Monday, September 17, 2007

On Iraq: Shocking stupidity and awesome responsibility

I think most of my readers know me but even if you don’t, all you have to do is read my blog to know I have an opinion on just about everything. So it’s been uncomfortable and strange not feeling like I could form an opinion about whether or not the U.S. should pull out of Iraq. I’m clear on whether we should have invaded in the first place; I have been since way back in 2003 when I hung a “No War in Iraq” poster in my window and marched in demonstrations to no avail. (It’s nice to be vindicated, I guess, though I don’t really care for how that’s come about.) It’s a lot more complicated now. Clearly, leaving after creating chaos and dependence isn’t benign in the same way as not going in the first place.

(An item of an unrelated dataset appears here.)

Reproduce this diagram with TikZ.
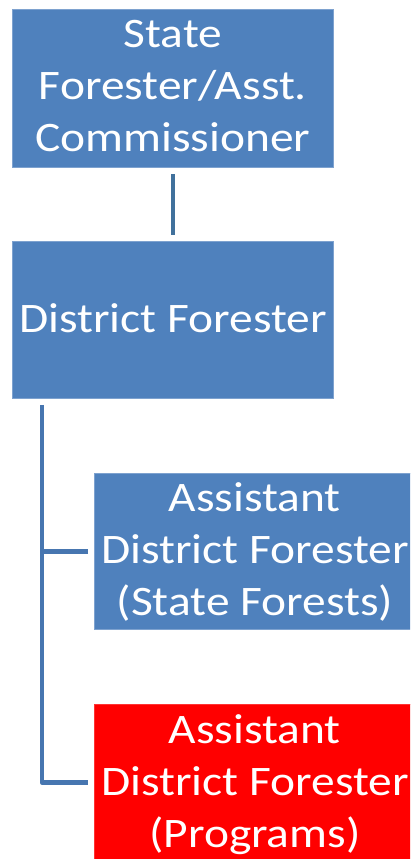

I’ve been active in Move On in the past but I have to say I don’t particularly care for their position here. I’m a devout Democrat, but I don’t care for the positions of most democrats in Congress or Presidential candidates either. There’s something smarmy and political about rhetoric that says it’s the Iraqis' fault if they can’t pull themselves together to meet benchmarks, that the U.S. isn’t going to “hold their hands” forever. They didn’t make this particular mess; we did. They aren’t responsible for this so how can we hold them responsible? With all the might of the great United States, we don’t seem to have the power to fix it, so how can we expect that, after being factionalized and traumatized by years of savage war, they should?

I do think this is a quagmire and we will need to get out eventually. I don’t want to see more of our soldiers die. But I don’t want to see any more Iraqis die either. Sometimes Americans don’t bother to think about that little detail. Most of them are innocents. Just like most of our soldiers.

Some time ago, I read an article, “America's final mission in Iraq” by Chaim Kaufmann (February 11, 2007) in the Editorial section of the Boston Globe, and posted it as a link on my blog even though I still didn’t know quite what to write about Iraq. So many months later, it’s on my mind. I think it deserves more attention than it got. (Link to the full article under “Sources,” below.)

“At a certain tipping point, it is no longer possible for any authority in either community to muster a constituency determined and strong enough to suppress the ethnic cleansers emanating from their own community. Beyond that point, the war cannot be stopped until the warring communities are substantially separated. It no longer matters how the war started, or even whether most members of both communities actually want to wage an ethnic war. The ethnic cleansing will continue until nearly all mixed urban neighborhoods, towns, and rural districts have become unmixed, as forces representing whichever community is stronger in that locality kills or frightens away most members of the other. The eventual result is a de facto partition.”

”America still has one remaining military mission in Iraq whose completion is essential: refugee protection. Our 160,000 heavily-armed troops are more than enough to protect, transport, and resettle those Iraqis who have not yet become refugees but likely will as the civil war grinds toward completion. We should identify the 150 to 200 towns, villages, and urban districts that are most at risk for ethnic cleansing -- and sit on them until we can organize well-defended transport for those who wish to move.

The United States should do this because it is the right thing to do. Some people who might otherwise die at the hands of death squads will survive if US forces protect them long enough to relocate safely and without becoming desperately impoverished.”

One thing is clear: we need to do something different from what we’re doing. We ought not leave a power vacuum and no protection for ordinary Iraqis from the unbridled ethnic and religious conflict that is likely to occur in it.

We need to think out of the box. We need to accept responsibility for the unspeakable harm we’ve done, beg forgiveness and ask for the world’s help in setting things right. We need to act as a peacekeeping force, as Kaufmann suggests, or get one from countries that have not yet been involved. And we need to provide significant post war economic aid to rebuild what we’ve torn down.

Rebuilding our own tattered reputation may take longer to complete, but it too begins this way.